Lindsey Boylan, a former senior Cuomo aide who became the first person to publicly accuse him of sexual harassment, called Cuomo "shameless" in a tweet Thursday.
"He will always be unaffected by his ethical lapses and moral failings. So it is everyone else who must do the right thing," Boylan said.
A sheriff in Albany filed criminal charges against Cuomo in connection with the aide's groping allegations, but those charges were ultimately dropped by the county's district attorney, who cited a lack of enough proof.
The former governor did not directly address the specific allegations on Thursday or make any apologies. He accused "extremists" in the Democratic Party of orchestrating his downfall because they felt he was standing in their way.
"There are people who wanted to run against me. They wanted my job. And they used this opportunity to help themselves politically," he said.
He also blamed "cancel culture" for the firing of his brother, former CNN host Chris Cuomo, and called out by name the top corporate leaders of the network's ownership group.
Chris Cuomo was ousted in December after a report from James' office showed how the journalist advised his brother to fight the harassment allegations.
Nearly every prominent Democrat in the state had called for Andrew Cuomo's resignation last year, as well as national party leaders including President Joe Biden. State lawmakers were preparing to impeach him when he quit.
The sexual harassment allegations were not the only controversy he faced when he resigned.
A report by the attorney general found his administration undercounted the COVID-19 death toll of New Yorkers in nursing homes by thousands. A report released this week by the state Comptroller's office and another probe by the state Assembly echoed those findings.
Cuomo has blasted all three probes as politically driven.
The state ethics commission is trying to seize millions of dollars that Cuomo received for writing a book about his leadership during the pandemic after the commission concluded that the governor had improperly gotten help from state employees to write and promote the book.
Cuomo's lawyers are fighting the move. He was paid at least $3.1 million up front and was set to receive up to $5.1 million in the book deal.
Sochie Nnaemeka, director of the New York Working Families Party, seized on the latest report on the nursing home deaths to call on state lawmakers to renew impeachment proceedings against Cuomo, which were dropped after he resigned.
"The Comptroller's report adds to the litany of evidence demonstrating how Cuomo abused the position of Governor in every respect: concealing nursing home deaths, serially harassing women, granting family and donors early access to COVID-19 testing, and getting rich off a book written by public employees," Nnaemeka said.
Though he dropped out of public sight for a time after resigning, Cuomo has become increasingly visible in recent months.
He has been running television ads portraying himself as the victim of a political smear campaign. Earlier this month, he gave a similar speech in Brooklyn, invoking the late U.S. Rep. John Lewis, a civil rights icon, while speaking to a largely Black congregation.
He had dinner in February with New York City's new Mayor Eric Adams, who is enjoying political popularity among Democrats, and had lunch two weeks ago in Manhattan with former New Jersey Gov.

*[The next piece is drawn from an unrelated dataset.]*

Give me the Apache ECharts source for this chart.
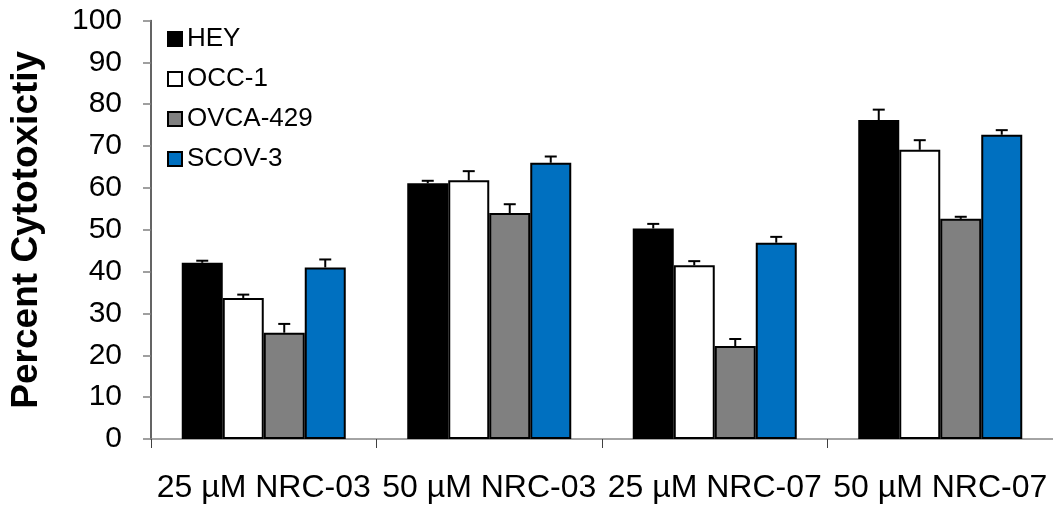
<!DOCTYPE html>
<html>
<head>
<meta charset="utf-8">
<script src="https://cdn.jsdelivr.net/npm/echarts@6/dist/echarts.min.js"></script>
<style>
html,body{margin:0;padding:0;background:#fff;}
#chart{width:1053px;height:508px;}
</style>
</head>
<body>
<div id="chart"></div>
<script>
const categories = ['25 µM NRC-03', '50 µM NRC-03', '25 µM NRC-07', '50 µM NRC-07'];
const seriesNames = ['HEY', 'OCC-1', 'OVCA-429', 'SCOV-3'];
const hey = [42.1, 61.1, 50.3, 76.2];
const heyErr = [0.5, 0.6, 1.1, 2.5];
const occ1 = [33.7, 61.8, 41.5, 69.1];
const occ1Err = [0.8, 2.2, 1.0, 2.3];
const ovca429 = [25.4, 54.0, 22.2, 52.6];
const ovca429Err = [2.1, 2.1, 1.7, 0.5];
const scov3 = [41.0, 66.0, 46.9, 72.7];
const scov3Err = [1.9, 1.5, 1.4, 1.1];
const yTicks = [0, 10, 20, 30, 40, 50, 60, 70, 80, 90, 100];

const values = [hey, occ1, ovca429, scov3];
const errors = [heyErr, occ1Err, ovca429Err, scov3Err];
const colors = ['#000000', '#ffffff', '#808080', '#0070C0'];
const FONT = '"Liberation Sans", Arial, sans-serif';
const BAR_W = 41;

const chart = echarts.init(document.getElementById('chart'), null, {renderer: 'canvas'});

const series = [];
values.forEach((vals, i) => {
  series.push({
    name: seriesNames[i],
    type: 'bar',
    data: vals,
    barWidth: BAR_W,
    barGap: '0%',
    itemStyle: {color: colors[i], borderColor: '#000', borderWidth: 2},
    z: 2
  });
});
values.forEach((vals, i) => {
  const offset = (i - 1.5) * BAR_W;
  series.push({
    name: seriesNames[i] + ' err',
    type: 'custom',
    z: 5,
    silent: true,
    data: vals.map((v, k) => [k, v, errors[i][k]]),
    renderItem: function (params, api) {
      const x = api.coord([api.value(0), 0])[0] + offset;
      const yv = api.coord([api.value(0), api.value(1)])[1];
      const ye = api.coord([api.value(0), api.value(1) + api.value(2)])[1];
      const style = {stroke: '#000', lineWidth: 2, fill: null};
      return {
        type: 'group',
        children: [
          {type: 'line', shape: {x1: x, y1: yv, x2: x, y2: ye}, style: style},
          {type: 'line', shape: {x1: x - 6, y1: ye, x2: x + 6, y2: ye}, style: style}
        ]
      };
    }
  });
});

chart.setOption({
  animation: false,
  backgroundColor: '#ffffff',
  grid: {left: 147.5, right: 0, top: 20.5, bottom: 69, containLabel: false},
  legend: {
    data: seriesNames,
    orient: 'vertical',
    left: 162,
    top: 21,
    itemWidth: 14,
    itemHeight: 14,
    itemGap: 14,
    icon: 'rect',
    itemStyle: {borderColor: '#000', borderWidth: 2},
    textStyle: {fontFamily: FONT, fontSize: 26, color: '#000', lineHeight: 26, padding: [0, 0, 0, 0]}
  },
  xAxis: {
    type: 'category',
    data: categories,
    axisLine: {lineStyle: {color: '#868686', width: 1.5}},
    axisTick: {show: true, length: 9, lineStyle: {color: '#404040', width: 1}},
    axisLabel: {fontFamily: FONT, fontSize: 32, color: '#000', margin: 33, interval: 0}
  },
  yAxis: {
    type: 'value',
    min: yTicks[0],
    max: yTicks[yTicks.length - 1],
    interval: 10,
    name: 'Percent Cytotoxictiy',
    nameLocation: 'middle',
    nameGap: 106,
    nameRotate: 90,
    nameTextStyle: {fontFamily: FONT, fontSize: 37, fontWeight: 'bold', color: '#000'},
    splitLine: {show: false},
    axisLine: {show: true, lineStyle: {color: '#303030', width: 1.5}},
    axisTick: {show: true, length: 8, lineStyle: {color: '#808080', width: 1.5}},
    axisLabel: {fontFamily: FONT, fontSize: 30, color: '#000', margin: 29}
  },
  series: series
});
</script>
</body>
</html>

Chris Christie.
Cuomo, who had long planned to run for a fourth term in 2022, reported $16 million still in his campaign fundraising account in January, giving him an ample start to mount a campaign. That includes potentially gathering signatures from voters.
Speaking to his Bronx audience Thursday, Cuomo made it clear that, whether he runs or not, he has no intention of quitting the public stage.
"I am not going anywhere. I am going to continue to fight the good fight," he said.
Associated Press writer Marina Villeneuve in Albany and video journalist David R. Martin contributed to this report.